## WHAT IS REQUIRED
Copy out, exactly and without additions, the lines from the one that contains "Write the matplotlib code for this chart." to the one that contains "plt.rcParams['font.family'] = ['Lato', 'DejaVu", both ends included.

## THE RECORDS
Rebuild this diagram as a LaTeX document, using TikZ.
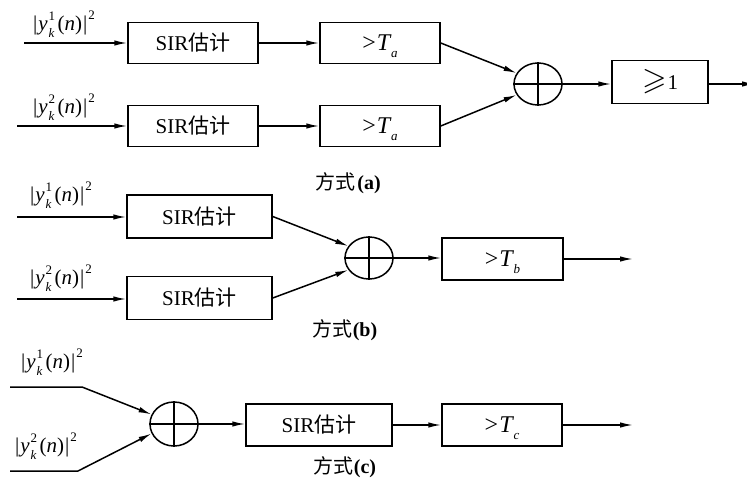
==
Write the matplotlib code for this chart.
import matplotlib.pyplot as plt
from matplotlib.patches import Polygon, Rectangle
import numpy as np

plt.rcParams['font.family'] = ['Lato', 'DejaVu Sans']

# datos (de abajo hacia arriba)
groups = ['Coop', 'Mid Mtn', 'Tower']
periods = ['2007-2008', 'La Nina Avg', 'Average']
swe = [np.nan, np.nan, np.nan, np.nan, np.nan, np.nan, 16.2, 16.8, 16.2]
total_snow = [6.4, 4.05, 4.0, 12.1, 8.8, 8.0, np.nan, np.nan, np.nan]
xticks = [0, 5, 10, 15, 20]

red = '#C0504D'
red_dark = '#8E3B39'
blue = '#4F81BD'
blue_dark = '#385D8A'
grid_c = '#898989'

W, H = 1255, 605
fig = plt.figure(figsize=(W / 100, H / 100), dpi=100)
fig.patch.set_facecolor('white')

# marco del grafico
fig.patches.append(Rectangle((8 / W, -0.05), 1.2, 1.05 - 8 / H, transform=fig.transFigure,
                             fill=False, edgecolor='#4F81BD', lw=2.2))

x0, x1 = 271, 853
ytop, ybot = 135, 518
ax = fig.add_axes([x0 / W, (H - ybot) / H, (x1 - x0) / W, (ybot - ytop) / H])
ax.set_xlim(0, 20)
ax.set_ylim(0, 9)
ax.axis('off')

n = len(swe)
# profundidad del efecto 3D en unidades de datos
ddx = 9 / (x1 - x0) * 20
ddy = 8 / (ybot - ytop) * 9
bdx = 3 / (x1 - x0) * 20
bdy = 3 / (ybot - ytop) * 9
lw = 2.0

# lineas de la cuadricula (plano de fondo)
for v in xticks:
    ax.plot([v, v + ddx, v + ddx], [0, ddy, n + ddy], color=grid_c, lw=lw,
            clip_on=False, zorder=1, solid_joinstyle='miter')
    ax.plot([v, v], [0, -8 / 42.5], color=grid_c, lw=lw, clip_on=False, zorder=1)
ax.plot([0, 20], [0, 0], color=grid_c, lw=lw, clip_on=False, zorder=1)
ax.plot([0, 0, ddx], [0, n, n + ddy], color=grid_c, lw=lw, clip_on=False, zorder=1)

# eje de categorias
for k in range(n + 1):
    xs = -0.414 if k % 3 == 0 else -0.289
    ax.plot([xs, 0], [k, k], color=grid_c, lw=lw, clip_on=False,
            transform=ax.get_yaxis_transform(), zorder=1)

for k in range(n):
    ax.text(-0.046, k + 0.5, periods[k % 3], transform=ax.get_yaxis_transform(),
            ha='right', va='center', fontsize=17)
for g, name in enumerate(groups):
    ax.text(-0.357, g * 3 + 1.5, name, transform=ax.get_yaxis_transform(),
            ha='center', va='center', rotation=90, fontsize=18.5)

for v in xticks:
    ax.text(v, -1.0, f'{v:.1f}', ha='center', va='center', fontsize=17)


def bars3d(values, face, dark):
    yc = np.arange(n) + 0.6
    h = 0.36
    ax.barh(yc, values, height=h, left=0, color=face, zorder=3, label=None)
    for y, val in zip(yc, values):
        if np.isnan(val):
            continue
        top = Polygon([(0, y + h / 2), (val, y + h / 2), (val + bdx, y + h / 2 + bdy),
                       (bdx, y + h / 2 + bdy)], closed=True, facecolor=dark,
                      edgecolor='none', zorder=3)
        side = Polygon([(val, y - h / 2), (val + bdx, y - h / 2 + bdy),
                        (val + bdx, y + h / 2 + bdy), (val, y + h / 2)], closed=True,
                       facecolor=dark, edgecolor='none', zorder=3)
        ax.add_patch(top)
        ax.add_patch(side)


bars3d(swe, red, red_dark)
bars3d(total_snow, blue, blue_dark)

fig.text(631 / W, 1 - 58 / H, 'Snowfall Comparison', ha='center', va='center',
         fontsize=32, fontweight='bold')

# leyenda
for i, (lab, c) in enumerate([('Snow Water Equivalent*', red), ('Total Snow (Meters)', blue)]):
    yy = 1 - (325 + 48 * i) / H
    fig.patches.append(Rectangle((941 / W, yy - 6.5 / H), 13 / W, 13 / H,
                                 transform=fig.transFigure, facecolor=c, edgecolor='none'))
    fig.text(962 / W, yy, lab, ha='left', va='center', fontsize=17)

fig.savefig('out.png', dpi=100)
...
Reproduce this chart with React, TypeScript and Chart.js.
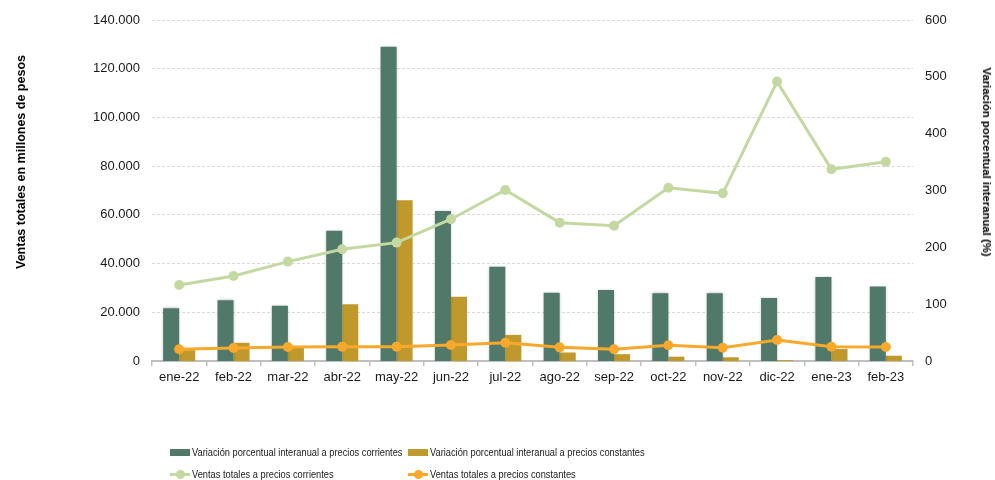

## SOLUTION TO THIS EXERCISE
Write the matplotlib code for this chart.
import matplotlib.pyplot as plt
from matplotlib.patches import Polygon, Rectangle
import numpy as np

plt.rcParams['font.family'] = ['Lato', 'DejaVu Sans']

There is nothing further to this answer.